- [Directions]: Write out the listing in full, matching it word for word.

━━━ Source data

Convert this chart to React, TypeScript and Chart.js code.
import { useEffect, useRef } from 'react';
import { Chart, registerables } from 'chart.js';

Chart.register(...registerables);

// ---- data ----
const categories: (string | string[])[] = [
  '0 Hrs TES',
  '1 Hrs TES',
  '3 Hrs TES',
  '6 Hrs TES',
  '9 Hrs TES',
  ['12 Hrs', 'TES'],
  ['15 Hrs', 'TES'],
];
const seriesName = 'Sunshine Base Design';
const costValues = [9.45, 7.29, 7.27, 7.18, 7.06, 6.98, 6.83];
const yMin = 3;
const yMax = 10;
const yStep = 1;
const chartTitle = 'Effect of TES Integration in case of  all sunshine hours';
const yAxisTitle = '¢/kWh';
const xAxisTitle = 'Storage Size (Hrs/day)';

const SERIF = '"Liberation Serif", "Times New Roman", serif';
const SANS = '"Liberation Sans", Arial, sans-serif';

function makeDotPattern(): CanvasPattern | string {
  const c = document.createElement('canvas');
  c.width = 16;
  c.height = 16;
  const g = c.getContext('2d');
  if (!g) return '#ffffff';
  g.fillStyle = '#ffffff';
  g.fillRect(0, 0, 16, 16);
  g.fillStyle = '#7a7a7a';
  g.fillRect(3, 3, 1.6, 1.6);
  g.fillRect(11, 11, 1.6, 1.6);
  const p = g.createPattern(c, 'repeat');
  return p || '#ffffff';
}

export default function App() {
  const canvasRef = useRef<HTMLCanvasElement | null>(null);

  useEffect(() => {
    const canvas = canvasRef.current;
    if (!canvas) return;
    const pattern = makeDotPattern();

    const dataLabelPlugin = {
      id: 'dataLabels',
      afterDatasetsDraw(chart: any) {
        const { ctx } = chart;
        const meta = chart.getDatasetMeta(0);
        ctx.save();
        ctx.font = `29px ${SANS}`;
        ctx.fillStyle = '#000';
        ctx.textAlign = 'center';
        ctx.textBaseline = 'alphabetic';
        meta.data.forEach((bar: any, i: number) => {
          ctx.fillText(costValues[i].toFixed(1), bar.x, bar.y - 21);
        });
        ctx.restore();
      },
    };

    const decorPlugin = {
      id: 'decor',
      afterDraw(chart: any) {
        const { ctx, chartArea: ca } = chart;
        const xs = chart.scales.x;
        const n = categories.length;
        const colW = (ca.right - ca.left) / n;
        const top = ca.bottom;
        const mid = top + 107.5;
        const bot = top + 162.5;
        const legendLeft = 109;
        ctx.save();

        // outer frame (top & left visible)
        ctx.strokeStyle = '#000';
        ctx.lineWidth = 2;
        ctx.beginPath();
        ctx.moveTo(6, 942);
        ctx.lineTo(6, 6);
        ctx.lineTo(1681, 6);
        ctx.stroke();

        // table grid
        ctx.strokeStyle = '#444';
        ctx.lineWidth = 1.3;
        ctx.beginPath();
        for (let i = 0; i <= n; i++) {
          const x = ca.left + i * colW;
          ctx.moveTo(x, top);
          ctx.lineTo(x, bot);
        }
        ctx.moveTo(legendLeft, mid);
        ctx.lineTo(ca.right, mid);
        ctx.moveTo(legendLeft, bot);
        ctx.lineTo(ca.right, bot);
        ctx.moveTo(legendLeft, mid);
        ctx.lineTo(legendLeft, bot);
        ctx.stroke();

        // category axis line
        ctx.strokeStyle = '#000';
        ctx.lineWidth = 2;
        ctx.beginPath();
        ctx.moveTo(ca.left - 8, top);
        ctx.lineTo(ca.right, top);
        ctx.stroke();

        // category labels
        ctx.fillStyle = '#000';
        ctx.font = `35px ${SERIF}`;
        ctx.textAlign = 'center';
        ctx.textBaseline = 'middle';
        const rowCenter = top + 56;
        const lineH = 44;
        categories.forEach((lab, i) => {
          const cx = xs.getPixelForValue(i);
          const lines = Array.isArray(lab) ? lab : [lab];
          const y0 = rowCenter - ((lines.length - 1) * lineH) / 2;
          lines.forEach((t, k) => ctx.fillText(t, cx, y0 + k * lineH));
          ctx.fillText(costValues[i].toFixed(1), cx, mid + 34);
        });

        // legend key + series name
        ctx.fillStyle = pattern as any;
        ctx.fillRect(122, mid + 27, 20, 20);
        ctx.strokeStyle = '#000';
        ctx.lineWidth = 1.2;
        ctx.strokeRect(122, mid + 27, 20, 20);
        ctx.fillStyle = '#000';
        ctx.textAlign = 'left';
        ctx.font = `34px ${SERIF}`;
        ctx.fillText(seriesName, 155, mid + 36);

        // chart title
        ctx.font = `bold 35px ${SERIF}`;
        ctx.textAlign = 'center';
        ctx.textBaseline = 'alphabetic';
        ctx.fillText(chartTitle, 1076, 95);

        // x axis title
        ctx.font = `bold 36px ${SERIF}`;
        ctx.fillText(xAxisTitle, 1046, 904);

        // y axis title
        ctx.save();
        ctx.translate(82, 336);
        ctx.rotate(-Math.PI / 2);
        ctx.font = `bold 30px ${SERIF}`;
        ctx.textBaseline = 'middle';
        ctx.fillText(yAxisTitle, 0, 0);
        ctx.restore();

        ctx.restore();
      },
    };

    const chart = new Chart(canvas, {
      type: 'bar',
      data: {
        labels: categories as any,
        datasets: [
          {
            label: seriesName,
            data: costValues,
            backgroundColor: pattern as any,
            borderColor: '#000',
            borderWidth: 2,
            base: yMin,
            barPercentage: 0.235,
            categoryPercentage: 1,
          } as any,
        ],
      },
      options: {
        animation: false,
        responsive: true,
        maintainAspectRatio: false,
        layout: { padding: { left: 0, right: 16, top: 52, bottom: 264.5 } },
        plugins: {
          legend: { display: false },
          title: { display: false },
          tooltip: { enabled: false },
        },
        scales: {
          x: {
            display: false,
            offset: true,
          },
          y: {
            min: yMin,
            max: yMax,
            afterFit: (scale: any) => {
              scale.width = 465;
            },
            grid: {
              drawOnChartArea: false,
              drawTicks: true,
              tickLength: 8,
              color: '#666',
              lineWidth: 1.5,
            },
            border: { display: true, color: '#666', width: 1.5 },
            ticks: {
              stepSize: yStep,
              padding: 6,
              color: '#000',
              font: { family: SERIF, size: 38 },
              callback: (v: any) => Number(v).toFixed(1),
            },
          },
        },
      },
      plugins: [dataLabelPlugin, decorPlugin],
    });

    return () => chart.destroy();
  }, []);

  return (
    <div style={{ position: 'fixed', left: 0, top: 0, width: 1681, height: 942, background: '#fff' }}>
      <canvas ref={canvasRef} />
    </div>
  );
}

━━━━━━

- [Problem solution]:
Convert this chart to React, TypeScript and Chart.js code.
import { useEffect, useRef } from 'react';
import { Chart, registerables } from 'chart.js';

Chart.register(...registerables);

// ---- data ----
const categories: (string | string[])[] = [
  '0 Hrs TES',
  '1 Hrs TES',
  '3 Hrs TES',
  '6 Hrs TES',
  '9 Hrs TES',
  ['12 Hrs', 'TES'],
  ['15 Hrs', 'TES'],
];
const seriesName = 'Sunshine Base Design';
const costValues = [9.45, 7.29, 7.27, 7.18, 7.06, 6.98, 6.83];
const yMin = 3;
const yMax = 10;
const yStep = 1;
const chartTitle = 'Effect of TES Integration in case of  all sunshine hours';
const yAxisTitle = '¢/kWh';
const xAxisTitle = 'Storage Size (Hrs/day)';

const SERIF = '"Liberation Serif", "Times New Roman", serif';
const SANS = '"Liberation Sans", Arial, sans-serif';

function makeDotPattern(): CanvasPattern | string {
  const c = document.createElement('canvas');
  c.width = 16;
  c.height = 16;
  const g = c.getContext('2d');
  if (!g) return '#ffffff';
  g.fillStyle = '#ffffff';
  g.fillRect(0, 0, 16, 16);
  g.fillStyle = '#7a7a7a';
  g.fillRect(3, 3, 1.6, 1.6);
  g.fillRect(11, 11, 1.6, 1.6);
  const p = g.createPattern(c, 'repeat');
  return p || '#ffffff';
}

export default function App() {
  const canvasRef = useRef<HTMLCanvasElement | null>(null);

  useEffect(() => {
    const canvas = canvasRef.current;
    if (!canvas) return;
    const pattern = makeDotPattern();

    const dataLabelPlugin = {
      id: 'dataLabels',
      afterDatasetsDraw(chart: any) {
        const { ctx } = chart;
        const meta = chart.getDatasetMeta(0);
        ctx.save();
        ctx.font = `29px ${SANS}`;
        ctx.fillStyle = '#000';
        ctx.textAlign = 'center';
        ctx.textBaseline = 'alphabetic';
        meta.data.forEach((bar: any, i: number) => {
          ctx.fillText(costValues[i].toFixed(1), bar.x, bar.y - 21);
        });
        ctx.restore();
      },
    };

    const decorPlugin = {
      id: 'decor',
      afterDraw(chart: any) {
        const { ctx, chartArea: ca } = chart;
        const xs = chart.scales.x;
        const n = categories.length;
        const colW = (ca.right - ca.left) / n;
        const top = ca.bottom;
        const mid = top + 107.5;
        const bot = top + 162.5;
        const legendLeft = 109;
        ctx.save();

        // outer frame (top & left visible)
        ctx.strokeStyle = '#000';
        ctx.lineWidth = 2;
        ctx.beginPath();
        ctx.moveTo(6, 942);
        ctx.lineTo(6, 6);
        ctx.lineTo(1681, 6);
        ctx.stroke();

        // table grid
        ctx.strokeStyle = '#444';
        ctx.lineWidth = 1.3;
        ctx.beginPath();
        for (let i = 0; i <= n; i++) {
          const x = ca.left + i * colW;
          ctx.moveTo(x, top);
          ctx.lineTo(x, bot);
        }
        ctx.moveTo(legendLeft, mid);
        ctx.lineTo(ca.right, mid);
        ctx.moveTo(legendLeft, bot);
        ctx.lineTo(ca.right, bot);
        ctx.moveTo(legendLeft, mid);
        ctx.lineTo(legendLeft, bot);
        ctx.stroke();

        // category axis line
        ctx.strokeStyle = '#000';
        ctx.lineWidth = 2;
        ctx.beginPath();
        ctx.moveTo(ca.left - 8, top);
        ctx.lineTo(ca.right, top);
        ctx.stroke();

        // category labels
        ctx.fillStyle = '#000';
        ctx.font = `35px ${SERIF}`;
        ctx.textAlign = 'center';
        ctx.textBaseline = 'middle';
        const rowCenter = top + 56;
        const lineH = 44;
        categories.forEach((lab, i) => {
          const cx = xs.getPixelForValue(i);
          const lines = Array.isArray(lab) ? lab : [lab];
          const y0 = rowCenter - ((lines.length - 1) * lineH) / 2;
          lines.forEach((t, k) => ctx.fillText(t, cx, y0 + k * lineH));
          ctx.fillText(costValues[i].toFixed(1), cx, mid + 34);
        });

        // legend key + series name
        ctx.fillStyle = pattern as any;
        ctx.fillRect(122, mid + 27, 20, 20);
        ctx.strokeStyle = '#000';
        ctx.lineWidth = 1.2;
        ctx.strokeRect(122, mid + 27, 20, 20);
        ctx.fillStyle = '#000';
        ctx.textAlign = 'left';
        ctx.font = `34px ${SERIF}`;
        ctx.fillText(seriesName, 155, mid + 36);

        // chart title
        ctx.font = `bold 35px ${SERIF}`;
        ctx.textAlign = 'center';
        ctx.textBaseline = 'alphabetic';
        ctx.fillText(chartTitle, 1076, 95);

        // x axis title
        ctx.font = `bold 36px ${SERIF}`;
        ctx.fillText(xAxisTitle, 1046, 904);

        // y axis title
        ctx.save();
        ctx.translate(82, 336);
        ctx.rotate(-Math.PI / 2);
        ctx.font = `bold 30px ${SERIF}`;
        ctx.textBaseline = 'middle';
        ctx.fillText(yAxisTitle, 0, 0);
        ctx.restore();

        ctx.restore();
      },
    };

    const chart = new Chart(canvas, {
      type: 'bar',
      data: {
        labels: categories as any,
        datasets: [
          {
            label: seriesName,
            data: costValues,
            backgroundColor: pattern as any,
            borderColor: '#000',
            borderWidth: 2,
            base: yMin,
            barPercentage: 0.235,
            categoryPercentage: 1,
          } as any,
        ],
      },
      options: {
        animation: false,
        responsive: true,
        maintainAspectRatio: false,
        layout: { padding: { left: 0, right: 16, top: 52, bottom: 264.5 } },
        plugins: {
          legend: { display: false },
          title: { display: false },
          tooltip: { enabled: false },
        },
        scales: {
          x: {
            display: false,
            offset: true,
          },
          y: {
            min: yMin,
            max: yMax,
            afterFit: (scale: any) => {
              scale.width = 465;
            },
            grid: {
              drawOnChartArea: false,
              drawTicks: true,
              tickLength: 8,
              color: '#666',
              lineWidth: 1.5,
            },
            border: { display: true, color: '#666', width: 1.5 },
            ticks: {
              stepSize: yStep,
              padding: 6,
              color: '#000',
              font: { family: SERIF, size: 38 },
              callback: (v: any) => Number(v).toFixed(1),
            },
          },
        },
      },
      plugins: [dataLabelPlugin, decorPlugin],
    });

    return () => chart.destroy();
  }, []);

  return (
    <div style={{ position: 'fixed', left: 0, top: 0, width: 1681, height: 942, background: '#fff' }}>
      <canvas ref={canvasRef} />
    </div>
  );
}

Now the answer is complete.